Jika tak ada aral melintang, Kresna akan menjadi satu-satunya MI di Indonesia yang memiliki lebih dari satu reksadana indeks. Sejak 2008 silam, mereka sudah menerbitkan Kresna Indeks 45 yang mengacu pada indeks LQ45.
Selain Kresna, PT Infovesta Utama mencatat, hanya ada empat MI lagi yang sudah menerbitkan reksadana jenis ini. Sebut saja, PT Danareksa Investment Management, CIMB Principal Asset Management, PG Asset Management, dan ada PT OSK Nusadana Asset Management.
Kalau disimak, masing-masing MI ini pun hanya punya satu produk reksadana indeks dengan umur yang belum cukup satu tahun. Sebut saja CIMB-Principal Index IDX30 milik CIMB yang baru diluncurkan pada 7 Desember 2012.

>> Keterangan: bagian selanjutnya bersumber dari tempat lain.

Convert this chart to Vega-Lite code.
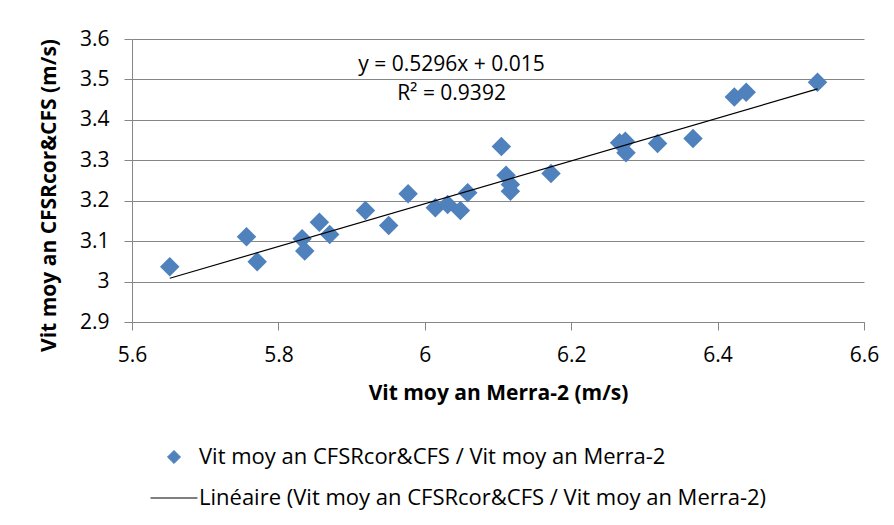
{
  "$schema": "https://vega.github.io/schema/vega-lite/v6.json",
  "autosize": {"type": "none"},
  "padding": {"left": 132, "top": 39, "right": 30, "bottom": 203},
  "width": 732,
  "height": 283,
  "background": "white",
  "config": {
    "view": {"stroke": null},
    "font": "Open Sans"
  },
  "datasets": {
    "points": [
      {"merra": 5.6516, "cfsr": 3.0369, "series": "Vit moy an CFSRcor&CFS / Vit moy an Merra-2"},
      {"merra": 5.7564, "cfsr": 3.1110, "series": "Vit moy an CFSRcor&CFS / Vit moy an Merra-2"},
      {"merra": 5.7710, "cfsr": 3.0493, "series": "Vit moy an CFSRcor&CFS / Vit moy an Merra-2"},
      {"merra": 5.8324, "cfsr": 3.1061, "series": "Vit moy an CFSRcor&CFS / Vit moy an Merra-2"},
      {"merra": 5.8360, "cfsr": 3.0754, "series": "Vit moy an CFSRcor&CFS / Vit moy an Merra-2"},
      {"merra": 5.8560, "cfsr": 3.1470, "series": "Vit moy an CFSRcor&CFS / Vit moy an Merra-2"},
      {"merra": 5.8701, "cfsr": 3.1167, "series": "Vit moy an CFSRcor&CFS / Vit moy an Merra-2"},
      {"merra": 5.9189, "cfsr": 3.1759, "series": "Vit moy an CFSRcor&CFS / Vit moy an Merra-2"},
      {"merra": 5.9507, "cfsr": 3.1389, "series": "Vit moy an CFSRcor&CFS / Vit moy an Merra-2"},
      {"merra": 5.9772, "cfsr": 3.2172, "series": "Vit moy an CFSRcor&CFS / Vit moy an Merra-2"},
      {"merra": 6.0144, "cfsr": 3.1826, "series": "Vit moy an CFSRcor&CFS / Vit moy an Merra-2"},
      {"merra": 6.0312, "cfsr": 3.1908, "series": "Vit moy an CFSRcor&CFS / Vit moy an Merra-2"},
      {"merra": 6.0486, "cfsr": 3.1759, "series": "Vit moy an CFSRcor&CFS / Vit moy an Merra-2"},
      {"merra": 6.0586, "cfsr": 3.2197, "series": "Vit moy an CFSRcor&CFS / Vit moy an Merra-2"},
      {"merra": 6.1046, "cfsr": 3.3340, "series": "Vit moy an CFSRcor&CFS / Vit moy an Merra-2"},
      {"merra": 6.1110, "cfsr": 3.2631, "series": "Vit moy an CFSRcor&CFS / Vit moy an Merra-2"},
      {"merra": 6.1169, "cfsr": 3.2402, "series": "Vit moy an CFSRcor&CFS / Vit moy an Merra-2"},
      {"merra": 6.1169, "cfsr": 3.2236, "series": "Vit moy an CFSRcor&CFS / Vit moy an Merra-2"},
      {"merra": 6.1724, "cfsr": 3.2673, "series": "Vit moy an CFSRcor&CFS / Vit moy an Merra-2"},
      {"merra": 6.2661, "cfsr": 3.3431, "series": "Vit moy an CFSRcor&CFS / Vit moy an Merra-2"},
      {"merra": 6.2739, "cfsr": 3.3471, "series": "Vit moy an CFSRcor&CFS / Vit moy an Merra-2"},
      {"merra": 6.2749, "cfsr": 3.3184, "series": "Vit moy an CFSRcor&CFS / Vit moy an Merra-2"},
      {"merra": 6.3180, "cfsr": 3.3414, "series": "Vit moy an CFSRcor&CFS / Vit moy an Merra-2"},
      {"merra": 6.3664, "cfsr": 3.3538, "series": "Vit moy an CFSRcor&CFS / Vit moy an Merra-2"},
      {"merra": 6.4228, "cfsr": 3.4568, "series": "Vit moy an CFSRcor&CFS / Vit moy an Merra-2"},
      {"merra": 6.4391, "cfsr": 3.4681, "series": "Vit moy an CFSRcor&CFS / Vit moy an Merra-2"},
      {"merra": 6.5365, "cfsr": 3.4928, "series": "Vit moy an CFSRcor&CFS / Vit moy an Merra-2"}
    ],
    "trend": [
      {"merra": 5.6516, "cfsr": 3.0081, "series": "Linéaire (Vit moy an CFSRcor&CFS / Vit moy an Merra-2)"},
      {"merra": 6.5365, "cfsr": 3.4767, "series": "Linéaire (Vit moy an CFSRcor&CFS / Vit moy an Merra-2)"}
    ],
    "notes": [
      {"merra": 6.0365, "cfsr": 3.5217, "label": "y = 0.5296x + 0.015"},
      {"merra": 6.0365, "cfsr": 3.4500, "label": "R² = 0.9392"}
    ]
  },
  "encoding": {
    "x": {
      "field": "merra",
      "type": "quantitative",
      "scale": {"domain": [5.6, 6.6], "nice": false, "zero": false},
      "axis": {
        "title": "Vit moy an Merra-2 (m/s)",
        "values": [5.6, 5.8, 6.0, 6.2, 6.4, 6.6],
        "labelExpr": "format(datum.value, '~g')",
        "labelFlush": false,
        "labelOverlap": false,
        "grid": false,
        "domainColor": "#868686",
        "tickColor": "#868686",
        "tickSize": 8,
        "labelPadding": 14,
        "labelFont": "Open Sans",
        "labelFontSize": 21,
        "labelColor": "#000000",
        "titleFont": "Open Sans",
        "titleFontSize": 21,
        "titleFontWeight": "bold",
        "titleColor": "#000000",
        "titleBaseline": "alphabetic",
        "titleY": 77
      }
    },
    "y": {
      "field": "cfsr",
      "type": "quantitative",
      "scale": {"domain": [2.9, 3.6], "nice": false, "zero": false},
      "axis": {
        "title": "Vit moy an CFSRcor&CFS (m/s)",
        "values": [2.9, 3.0, 3.1, 3.2, 3.3, 3.4, 3.5, 3.6],
        "labelExpr": "format(datum.value, '~g')",
        "labelFlush": false,
        "labelOverlap": false,
        "grid": true,
        "gridColor": "#868686",
        "domainColor": "#868686",
        "tickColor": "#868686",
        "tickSize": 8,
        "labelPadding": 15,
        "labelFont": "Open Sans",
        "labelFontSize": 21,
        "labelColor": "#000000",
        "titleFont": "Open Sans",
        "titleFontSize": 21,
        "titleFontWeight": "bold",
        "titleColor": "#000000",
        "titleAngle": 270,
        "titleAlign": "center",
        "titleBaseline": "alphabetic",
        "titleX": -77,
        "titleY": 156
      }
    }
  },
  "layer": [
    {
      "data": {"name": "points"},
      "mark": {"type": "point", "filled": true, "opacity": 1, "size": 380},
      "encoding": {
        "color": {
          "field": "series",
          "type": "nominal",
          "scale": {
            "domain": ["Vit moy an CFSRcor&CFS / Vit moy an Merra-2", "Linéaire (Vit moy an CFSRcor&CFS / Vit moy an Merra-2)"],
            "range": ["#4F81BD", "#000000"]
          },
          "legend": {
            "title": null,
            "orient": "none",
            "legendX": 31,
            "legendY": 407,
            "labelLimit": 900,
            "labelFont": "Open Sans",
            "labelFontSize": 22,
            "labelColor": "#000000",
            "labelOffset": 14,
            "rowPadding": 19,
            "symbolSize": 170,
            "symbolStrokeWidth": 1,
            "encode": {
              "symbols": {
                "update": {
                  "fill": {"signal": "datum.value === 'Vit moy an CFSRcor&CFS / Vit moy an Merra-2' ? '#4F81BD' : 'transparent'"},
                  "stroke": {"signal": "datum.value === 'Vit moy an CFSRcor&CFS / Vit moy an Merra-2' ? '#4F81BD' : '#000000'"},
                  "strokeWidth": {"value": 1},
                  "opacity": {"value": 1}
                }
              }
            }
          }
        },
        "shape": {
          "field": "series",
          "type": "nominal",
          "scale": {
            "domain": ["Vit moy an CFSRcor&CFS / Vit moy an Merra-2", "Linéaire (Vit moy an CFSRcor&CFS / Vit moy an Merra-2)"],
            "range": ["diamond", "M-3.6,0L3.6,0"]
          }
        }
      }
    },
    {
      "data": {"name": "trend"},
      "mark": {"type": "line", "strokeWidth": 1.2},
      "encoding": {
        "color": {"field": "series", "type": "nominal"}
      }
    },
    {
      "data": {"name": "notes"},
      "mark": {"type": "text", "align": "center", "baseline": "alphabetic", "font": "Open Sans", "fontSize": 21, "color": "#000000"},
      "encoding": {
        "text": {"field": "label", "type": "nominal"}
      }
    }
  ]
}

Vilia menengarai, rendahnya minat menerbitkan produk anyar karena investor kurang melirik reksadana jenis ini. Asal tahu, prinsip reksadana indeks adalah meniru isi portofolio dan pembobotan dari indeks acuannya. Kebijakan investasi reksadana indeks menempatkan dana kelolaan minimal 80% di saham-saham anggota indeks acuannya. Alhasil, return yang dihasilkan tidak akan jauh berbeda dengan indeks acuannya tersebut. “Jika acuan kinerja indeks di bawah rata-rata, peluang reksadana indeks untuk outperformed dibandingkan dengan reksadana lain juga kecil,” terang Vilia.